Okay so what I did is I went out and I just Googled sample op reports. I’ve had a lot of feedback after these webinars and quite a few of you commented how you really liked me showing how I look up things and figure things out. So I’m going to try and be conscious of that more and share with you how I found things so you could kind of be your own little detective here. I mean, ask my family. Anytime they have a question, I go, “Google it.” And my niece who’s 14, she visits me. She’ll ask me something, I’ll say, “Google it.” And I got her a smartphone but she… I know she has the ability to do it. She’s like, “That’s how I want to raise my kids. I’m just going to tell them to Google it.”

But here, I found a pdf example of an op report so there’s tons of them out there and you can use them to you know, practice coding. Obviously, you don’t have coding answers but I say that in this first one, I found actually did.

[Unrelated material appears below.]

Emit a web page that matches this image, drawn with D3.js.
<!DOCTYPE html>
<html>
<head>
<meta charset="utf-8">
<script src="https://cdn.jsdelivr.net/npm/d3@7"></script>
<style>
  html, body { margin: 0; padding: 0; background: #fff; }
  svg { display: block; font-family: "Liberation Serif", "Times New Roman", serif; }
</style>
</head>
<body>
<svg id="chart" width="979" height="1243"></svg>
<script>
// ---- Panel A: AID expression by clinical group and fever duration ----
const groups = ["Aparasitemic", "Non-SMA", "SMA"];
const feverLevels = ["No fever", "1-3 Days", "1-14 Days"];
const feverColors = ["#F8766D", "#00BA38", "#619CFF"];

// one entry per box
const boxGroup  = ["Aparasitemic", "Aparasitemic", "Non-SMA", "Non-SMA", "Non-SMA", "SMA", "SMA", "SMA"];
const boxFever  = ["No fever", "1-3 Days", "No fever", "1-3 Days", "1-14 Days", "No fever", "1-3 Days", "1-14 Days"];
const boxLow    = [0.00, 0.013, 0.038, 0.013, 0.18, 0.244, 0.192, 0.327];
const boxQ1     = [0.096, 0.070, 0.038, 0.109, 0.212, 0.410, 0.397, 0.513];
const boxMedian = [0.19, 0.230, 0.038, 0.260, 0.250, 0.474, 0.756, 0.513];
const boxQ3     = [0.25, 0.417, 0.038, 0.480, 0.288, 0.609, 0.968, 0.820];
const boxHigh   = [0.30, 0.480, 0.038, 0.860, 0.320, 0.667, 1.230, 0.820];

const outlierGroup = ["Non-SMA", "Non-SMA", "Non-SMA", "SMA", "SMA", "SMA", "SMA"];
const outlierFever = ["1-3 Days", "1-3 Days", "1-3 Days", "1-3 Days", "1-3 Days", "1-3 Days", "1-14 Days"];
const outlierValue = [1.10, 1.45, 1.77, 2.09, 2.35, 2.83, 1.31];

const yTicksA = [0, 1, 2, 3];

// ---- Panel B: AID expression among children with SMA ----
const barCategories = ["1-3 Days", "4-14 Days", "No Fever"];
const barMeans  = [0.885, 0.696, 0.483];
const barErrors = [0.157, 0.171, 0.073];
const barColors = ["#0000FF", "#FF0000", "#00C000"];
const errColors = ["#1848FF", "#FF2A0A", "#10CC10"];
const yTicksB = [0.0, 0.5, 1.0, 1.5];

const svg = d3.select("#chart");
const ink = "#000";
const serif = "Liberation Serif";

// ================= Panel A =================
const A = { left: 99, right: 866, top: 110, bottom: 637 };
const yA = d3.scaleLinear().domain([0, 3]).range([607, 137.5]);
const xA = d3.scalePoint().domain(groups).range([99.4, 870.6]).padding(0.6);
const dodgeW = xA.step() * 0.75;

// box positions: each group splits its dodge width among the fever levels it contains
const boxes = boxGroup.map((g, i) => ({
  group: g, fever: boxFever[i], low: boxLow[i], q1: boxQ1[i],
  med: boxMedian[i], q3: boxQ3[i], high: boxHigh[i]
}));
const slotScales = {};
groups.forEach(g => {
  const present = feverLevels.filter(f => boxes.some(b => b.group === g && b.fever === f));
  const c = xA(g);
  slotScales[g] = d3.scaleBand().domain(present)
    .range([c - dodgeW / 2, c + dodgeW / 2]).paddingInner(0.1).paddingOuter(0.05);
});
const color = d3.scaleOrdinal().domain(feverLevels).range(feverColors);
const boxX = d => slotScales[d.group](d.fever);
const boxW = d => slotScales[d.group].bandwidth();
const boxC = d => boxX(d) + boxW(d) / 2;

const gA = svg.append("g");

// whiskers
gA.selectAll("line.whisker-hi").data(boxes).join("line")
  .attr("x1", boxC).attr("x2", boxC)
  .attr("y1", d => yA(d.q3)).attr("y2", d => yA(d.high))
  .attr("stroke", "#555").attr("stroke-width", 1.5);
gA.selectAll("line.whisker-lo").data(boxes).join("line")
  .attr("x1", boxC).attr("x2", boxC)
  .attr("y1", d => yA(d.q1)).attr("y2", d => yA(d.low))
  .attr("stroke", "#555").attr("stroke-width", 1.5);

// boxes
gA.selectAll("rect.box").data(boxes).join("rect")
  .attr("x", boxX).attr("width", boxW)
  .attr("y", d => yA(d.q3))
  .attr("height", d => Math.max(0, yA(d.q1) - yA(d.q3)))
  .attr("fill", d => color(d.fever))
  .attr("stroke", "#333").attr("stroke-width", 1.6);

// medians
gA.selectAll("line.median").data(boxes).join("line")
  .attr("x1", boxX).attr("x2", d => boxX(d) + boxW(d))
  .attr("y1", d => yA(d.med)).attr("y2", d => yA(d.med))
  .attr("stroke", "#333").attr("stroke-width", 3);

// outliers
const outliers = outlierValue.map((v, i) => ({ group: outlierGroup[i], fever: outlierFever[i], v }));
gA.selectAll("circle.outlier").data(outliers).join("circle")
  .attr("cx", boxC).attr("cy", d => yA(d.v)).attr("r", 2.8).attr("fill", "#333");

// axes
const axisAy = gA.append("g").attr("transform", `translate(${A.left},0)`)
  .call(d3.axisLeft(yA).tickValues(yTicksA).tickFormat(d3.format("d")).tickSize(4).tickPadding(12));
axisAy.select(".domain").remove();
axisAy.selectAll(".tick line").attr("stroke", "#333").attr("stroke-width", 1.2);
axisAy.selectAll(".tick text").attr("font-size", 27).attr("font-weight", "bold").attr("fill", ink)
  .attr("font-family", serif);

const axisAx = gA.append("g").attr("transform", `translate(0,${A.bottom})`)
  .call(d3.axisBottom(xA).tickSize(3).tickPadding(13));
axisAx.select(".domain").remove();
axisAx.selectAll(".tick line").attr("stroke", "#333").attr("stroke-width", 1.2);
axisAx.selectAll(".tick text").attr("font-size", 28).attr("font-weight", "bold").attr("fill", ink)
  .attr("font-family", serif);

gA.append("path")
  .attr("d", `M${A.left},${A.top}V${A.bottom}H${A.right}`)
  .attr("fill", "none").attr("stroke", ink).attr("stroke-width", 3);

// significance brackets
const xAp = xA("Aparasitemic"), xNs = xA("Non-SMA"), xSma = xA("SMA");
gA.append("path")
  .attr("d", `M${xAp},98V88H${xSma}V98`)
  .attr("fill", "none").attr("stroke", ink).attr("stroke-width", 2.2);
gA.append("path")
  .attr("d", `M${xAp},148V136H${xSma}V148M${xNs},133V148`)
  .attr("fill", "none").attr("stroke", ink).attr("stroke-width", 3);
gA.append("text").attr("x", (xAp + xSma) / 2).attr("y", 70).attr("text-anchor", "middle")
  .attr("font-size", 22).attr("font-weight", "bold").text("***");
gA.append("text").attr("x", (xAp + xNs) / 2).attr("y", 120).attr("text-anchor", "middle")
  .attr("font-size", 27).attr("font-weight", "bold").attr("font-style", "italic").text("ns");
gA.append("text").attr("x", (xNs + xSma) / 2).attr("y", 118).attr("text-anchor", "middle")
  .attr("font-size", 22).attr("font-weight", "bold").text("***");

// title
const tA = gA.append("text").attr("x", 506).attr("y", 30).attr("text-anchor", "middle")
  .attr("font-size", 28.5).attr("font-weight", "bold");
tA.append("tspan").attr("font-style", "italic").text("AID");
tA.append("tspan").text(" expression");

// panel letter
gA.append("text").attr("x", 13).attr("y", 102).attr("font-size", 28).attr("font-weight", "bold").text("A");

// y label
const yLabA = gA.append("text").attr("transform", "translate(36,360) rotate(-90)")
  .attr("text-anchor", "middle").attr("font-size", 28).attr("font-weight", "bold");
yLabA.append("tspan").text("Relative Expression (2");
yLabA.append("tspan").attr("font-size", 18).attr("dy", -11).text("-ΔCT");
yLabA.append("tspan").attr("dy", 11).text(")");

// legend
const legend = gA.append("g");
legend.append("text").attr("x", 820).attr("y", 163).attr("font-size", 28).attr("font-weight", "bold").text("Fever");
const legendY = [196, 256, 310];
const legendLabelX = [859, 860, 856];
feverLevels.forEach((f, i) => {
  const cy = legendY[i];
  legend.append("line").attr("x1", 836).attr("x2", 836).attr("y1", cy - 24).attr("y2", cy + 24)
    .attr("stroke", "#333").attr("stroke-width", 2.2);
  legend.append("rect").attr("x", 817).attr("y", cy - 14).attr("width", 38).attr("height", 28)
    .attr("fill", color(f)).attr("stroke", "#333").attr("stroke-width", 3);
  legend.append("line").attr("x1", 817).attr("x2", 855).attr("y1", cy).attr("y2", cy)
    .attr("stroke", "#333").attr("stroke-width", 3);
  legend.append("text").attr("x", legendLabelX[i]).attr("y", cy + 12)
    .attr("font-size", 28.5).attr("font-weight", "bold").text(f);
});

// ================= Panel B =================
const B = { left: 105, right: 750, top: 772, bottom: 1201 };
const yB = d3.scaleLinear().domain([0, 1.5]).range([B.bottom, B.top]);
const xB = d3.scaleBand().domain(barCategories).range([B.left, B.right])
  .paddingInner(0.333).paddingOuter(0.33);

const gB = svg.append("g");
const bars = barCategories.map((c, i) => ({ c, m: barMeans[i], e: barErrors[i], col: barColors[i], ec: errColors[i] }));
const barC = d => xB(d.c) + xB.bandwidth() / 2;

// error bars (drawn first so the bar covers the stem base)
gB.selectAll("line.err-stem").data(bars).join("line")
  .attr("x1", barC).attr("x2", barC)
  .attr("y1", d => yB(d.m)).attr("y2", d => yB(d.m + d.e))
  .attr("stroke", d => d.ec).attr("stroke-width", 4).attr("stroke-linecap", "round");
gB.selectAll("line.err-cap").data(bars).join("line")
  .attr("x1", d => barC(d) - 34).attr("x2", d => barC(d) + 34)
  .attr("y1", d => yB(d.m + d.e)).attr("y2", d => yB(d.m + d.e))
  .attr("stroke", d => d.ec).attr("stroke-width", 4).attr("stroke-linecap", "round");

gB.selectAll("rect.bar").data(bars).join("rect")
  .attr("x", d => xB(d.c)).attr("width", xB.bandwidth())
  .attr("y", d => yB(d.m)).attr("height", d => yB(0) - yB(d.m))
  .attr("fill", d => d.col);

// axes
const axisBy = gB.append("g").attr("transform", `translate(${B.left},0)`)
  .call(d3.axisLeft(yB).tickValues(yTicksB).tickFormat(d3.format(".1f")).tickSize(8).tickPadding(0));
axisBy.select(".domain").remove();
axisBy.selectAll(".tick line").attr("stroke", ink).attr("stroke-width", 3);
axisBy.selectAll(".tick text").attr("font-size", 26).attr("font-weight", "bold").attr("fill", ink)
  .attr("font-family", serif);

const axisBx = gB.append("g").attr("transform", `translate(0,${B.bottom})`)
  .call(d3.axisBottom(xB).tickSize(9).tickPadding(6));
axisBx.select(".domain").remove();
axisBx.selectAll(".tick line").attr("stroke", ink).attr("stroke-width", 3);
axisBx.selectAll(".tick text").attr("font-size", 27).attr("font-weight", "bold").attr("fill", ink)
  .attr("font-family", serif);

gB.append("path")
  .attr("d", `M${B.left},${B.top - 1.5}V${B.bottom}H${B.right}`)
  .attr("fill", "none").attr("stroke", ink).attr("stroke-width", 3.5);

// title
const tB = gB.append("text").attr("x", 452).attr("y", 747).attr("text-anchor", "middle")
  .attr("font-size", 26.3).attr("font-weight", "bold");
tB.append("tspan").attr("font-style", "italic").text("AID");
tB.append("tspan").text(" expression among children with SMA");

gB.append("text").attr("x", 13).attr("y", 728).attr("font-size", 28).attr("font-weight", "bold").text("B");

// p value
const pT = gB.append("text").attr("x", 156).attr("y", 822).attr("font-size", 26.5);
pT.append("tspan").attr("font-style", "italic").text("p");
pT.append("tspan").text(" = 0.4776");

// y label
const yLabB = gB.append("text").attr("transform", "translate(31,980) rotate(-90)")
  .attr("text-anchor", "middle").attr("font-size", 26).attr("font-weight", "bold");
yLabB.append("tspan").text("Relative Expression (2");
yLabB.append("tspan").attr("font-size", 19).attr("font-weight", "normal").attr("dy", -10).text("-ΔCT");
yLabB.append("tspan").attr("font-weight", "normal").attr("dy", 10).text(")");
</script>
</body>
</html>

Okay, great. This is just right out there on Google. I just pulled it up. It’s designed to help transcriptionist understand how to layout op reports and how to format them and things like them. So this is typically what you would see in an op report you know, the patient’s name, all the identifiers, date, etcetera. For coders, these are the 3 lines that are really what we want to can on initially. So from a procedure standpoint, you jump right to the procedure line, bilateral, upper lid blepharoplasty. They actually spelled it and you will not find this on the exam of course so they give you the suggested CPT code. But basically, this is what you start with. And there’s all of this long, long, long op report. And yes, you should read it but always start with the procedure. Look up the code or codes and you’ll probably find several and you want to look at the difference you know, between those codes and in this case, it said bilateral. But if it didn’t say bilateral and it just said blepharoplasty and there’s several codes for upper lid, lower lid, you would have to go abstract that information from the body of the report. But start with the code to see what information you need to take the correct code.

And this is a great question because for those that haven’t taken the board exam yet, that’s how you really should attack surgery questions is you want to look the answers first. Don’t read the whole op report. You don’t have time or just not have enough time you know, there’s 5 hours and 40 minutes for 150 questions. You can’t read the op report then go look up the code and then end up reading the op report again. You need to know the differences between the answers you know what to pull out from the report. Are you looking for unilateral versus bilateral? Are you looking for upper versus lower? Okay so that’s how I attack an op report.

And then of course, you do the same with the diagnoses. What you’re coding for is a post-operative diagnosis. And you want to be careful sometimes because sometimes, the pre-operative diagnosis just sounds the same as the post-operative but you want a code whatever they say that the post-operative one is. In this case, it happens to be the same thing.

So that is how I would attack an op report.